◆ Provided material
-- Begin --
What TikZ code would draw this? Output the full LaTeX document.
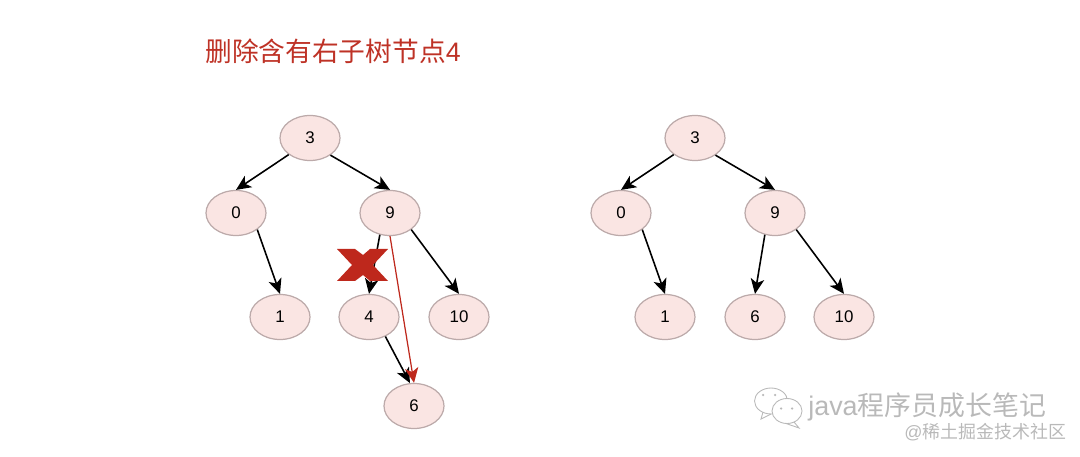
\documentclass[tikz,border=0pt]{standalone}
\usepackage{fontspec}
\usepackage{xcolor}
\setmainfont{Liberation Sans}
\newfontfamily\cjk{Noto Sans CJK SC}
\usetikzlibrary{arrows.meta,shapes.geometric}
\definecolor{titlered}{RGB}{190,50,38}
\definecolor{crossred}{RGB}{190,40,28}
\definecolor{nodepink}{RGB}{250,229,227}
\definecolor{nodeline}{RGB}{188,170,170}
\definecolor{markgray}{RGB}{185,185,185}

\begin{document}
\begin{tikzpicture}[
  treenode/.style={draw=nodeline, fill=nodepink, ellipse, line width=0.7pt, minimum width=1.2cm, minimum height=0.9cm, inner sep=0pt, font=\fontsize{9.6}{11}\selectfont},
  arrow/.style={-{Stealth[length=3mm,width=2.7mm,inset=0.8mm]}, line width=0.9pt},
  redarrow/.style={-{Stealth[length=3mm,width=2.7mm,inset=0.8mm]}, line width=0.7pt, draw=crossred},
  bubble/.style={draw=markgray, fill=white, ellipse, line width=0.5pt, inner sep=0pt},
  eye/.style={circle, fill=markgray, inner sep=0pt, minimum size=0.05cm}
]
\useasboundingbox (0,0) rectangle (21.6,9.12);
% title
\node[anchor=west, text=titlered, font=\fontsize{15.2}{18}\selectfont, inner sep=0pt] (title) at (4.1,8.1) {{\cjk 删除含有右子树节点}4};
% left tree
\node[treenode] (a3) at (6.2,6.36) {3};
\node[treenode] (a0) at (4.72,4.86) {0};
\node[treenode] (a9) at (7.8,4.86) {9};
\node[treenode] (a1) at (5.6,2.78) {1};
\node[treenode] (a4) at (7.38,2.78) {4};
\node[treenode] (a10) at (9.18,2.78) {10};
\node[treenode] (a6) at (8.28,1.0) {6};
\draw[arrow] (a3.-142) -- (a0.north);
\draw[arrow] (a3.-40) -- (a9.north);
\draw[arrow] (a0.-38) -- (a1.north);
\draw[arrow] (a9.-115) -- (a4.north);
\draw[arrow] (a9.-38) -- (a10.north);
\draw[arrow] (a4.-50) -- (a6.100);
\draw[redarrow] (a9.south) -- (a6.north);
% cross
\fill[crossred] (6.74,4.14) -- (7.10,4.14) -- (7.26,4.02) -- (7.40,4.14) -- (7.76,4.14) -- (7.46,3.82) -- (7.76,3.5) -- (7.40,3.5) -- (7.26,3.62) -- (7.10,3.5) -- (6.74,3.5) -- (7.04,3.82) -- cycle;
% right tree
\node[treenode] (b3) at (13.9,6.36) {3};
\node[treenode] (b0) at (12.42,4.86) {0};
\node[treenode] (b9) at (15.5,4.86) {9};
\node[treenode] (b1) at (13.3,2.78) {1};
\node[treenode] (b6) at (15.1,2.78) {6};
\node[treenode] (b10) at (16.88,2.78) {10};
\draw[arrow] (b3.-142) -- (b0.north);
\draw[arrow] (b3.-40) -- (b9.north);
\draw[arrow] (b0.-38) -- (b1.north);
\draw[arrow] (b9.-115) -- (b6.north);
\draw[arrow] (b9.-38) -- (b10.north);
% watermark
\node[bubble, minimum width=0.66cm, minimum height=0.52cm] (wa) at (15.42,1.1) {};
\draw[markgray, line width=0.5pt] (15.26,0.88) -- (15.22,0.74) -- (15.42,0.84);
\node[bubble, minimum width=0.6cm, minimum height=0.5cm] (wb) at (15.74,0.9) {};
\draw[markgray, line width=0.5pt] (15.88,0.68) -- (15.98,0.56) -- (15.72,0.65);
\node[eye] (we1) at (15.26,1.22) {};
\node[eye] (we2) at (15.5,1.22) {};
\node[eye] (we3) at (15.62,0.95) {};
\node[eye] (we4) at (15.84,0.95) {};
\node[anchor=west, text=markgray, font=\fontsize{15.3}{18}\selectfont, inner sep=0pt] (mark) at (16.16,0.99) {java{\cjk 程序员成长笔记}};
\node[anchor=west, text=markgray, font=\fontsize{10.2}{12}\selectfont, inner sep=0pt] (site) at (18.08,0.48) {@{\cjk 稀土掘金技术社区}};
\end{tikzpicture}
\end{document}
-- End --
◆ What the exercise asks
Make an exact copy of the listing above. Do not include the pictures.

◆ Reply to the task
What TikZ code would draw this? Output the full LaTeX document.
\documentclass[tikz,border=0pt]{standalone}
\usepackage{fontspec}
\usepackage{xcolor}
\setmainfont{Liberation Sans}
\newfontfamily\cjk{Noto Sans CJK SC}
\usetikzlibrary{arrows.meta,shapes.geometric}
\definecolor{titlered}{RGB}{190,50,38}
\definecolor{crossred}{RGB}{190,40,28}
\definecolor{nodepink}{RGB}{250,229,227}
\definecolor{nodeline}{RGB}{188,170,170}
\definecolor{markgray}{RGB}{185,185,185}

\begin{document}
\begin{tikzpicture}[
  treenode/.style={draw=nodeline, fill=nodepink, ellipse, line width=0.7pt, minimum width=1.2cm, minimum height=0.9cm, inner sep=0pt, font=\fontsize{9.6}{11}\selectfont},
  arrow/.style={-{Stealth[length=3mm,width=2.7mm,inset=0.8mm]}, line width=0.9pt},
  redarrow/.style={-{Stealth[length=3mm,width=2.7mm,inset=0.8mm]}, line width=0.7pt, draw=crossred},
  bubble/.style={draw=markgray, fill=white, ellipse, line width=0.5pt, inner sep=0pt},
  eye/.style={circle, fill=markgray, inner sep=0pt, minimum size=0.05cm}
]
\useasboundingbox (0,0) rectangle (21.6,9.12);
% title
\node[anchor=west, text=titlered, font=\fontsize{15.2}{18}\selectfont, inner sep=0pt] (title) at (4.1,8.1) {{\cjk 删除含有右子树节点}4};
% left tree
\node[treenode] (a3) at (6.2,6.36) {3};
\node[treenode] (a0) at (4.72,4.86) {0};
\node[treenode] (a9) at (7.8,4.86) {9};
\node[treenode] (a1) at (5.6,2.78) {1};
\node[treenode] (a4) at (7.38,2.78) {4};
\node[treenode] (a10) at (9.18,2.78) {10};
\node[treenode] (a6) at (8.28,1.0) {6};
\draw[arrow] (a3.-142) -- (a0.north);
\draw[arrow] (a3.-40) -- (a9.north);
\draw[arrow] (a0.-38) -- (a1.north);
\draw[arrow] (a9.-115) -- (a4.north);
\draw[arrow] (a9.-38) -- (a10.north);
\draw[arrow] (a4.-50) -- (a6.100);
\draw[redarrow] (a9.south) -- (a6.north);
% cross
\fill[crossred] (6.74,4.14) -- (7.10,4.14) -- (7.26,4.02) -- (7.40,4.14) -- (7.76,4.14) -- (7.46,3.82) -- (7.76,3.5) -- (7.40,3.5) -- (7.26,3.62) -- (7.10,3.5) -- (6.74,3.5) -- (7.04,3.82) -- cycle;
% right tree
\node[treenode] (b3) at (13.9,6.36) {3};
\node[treenode] (b0) at (12.42,4.86) {0};
\node[treenode] (b9) at (15.5,4.86) {9};
\node[treenode] (b1) at (13.3,2.78) {1};
\node[treenode] (b6) at (15.1,2.78) {6};
\node[treenode] (b10) at (16.88,2.78) {10};
\draw[arrow] (b3.-142) -- (b0.north);
\draw[arrow] (b3.-40) -- (b9.north);
\draw[arrow] (b0.-38) -- (b1.north);
\draw[arrow] (b9.-115) -- (b6.north);
\draw[arrow] (b9.-38) -- (b10.north);
% watermark
\node[bubble, minimum width=0.66cm, minimum height=0.52cm] (wa) at (15.42,1.1) {};
\draw[markgray, line width=0.5pt] (15.26,0.88) -- (15.22,0.74) -- (15.42,0.84);
\node[bubble, minimum width=0.6cm, minimum height=0.5cm] (wb) at (15.74,0.9) {};
\draw[markgray, line width=0.5pt] (15.88,0.68) -- (15.98,0.56) -- (15.72,0.65);
\node[eye] (we1) at (15.26,1.22) {};
\node[eye] (we2) at (15.5,1.22) {};
\node[eye] (we3) at (15.62,0.95) {};
\node[eye] (we4) at (15.84,0.95) {};
\node[anchor=west, text=markgray, font=\fontsize{15.3}{18}\selectfont, inner sep=0pt] (mark) at (16.16,0.99) {java{\cjk 程序员成长笔记}};
\node[anchor=west, text=markgray, font=\fontsize{10.2}{12}\selectfont, inner sep=0pt] (site) at (18.08,0.48) {@{\cjk 稀土掘金技术社区}};
\end{tikzpicture}
\end{document}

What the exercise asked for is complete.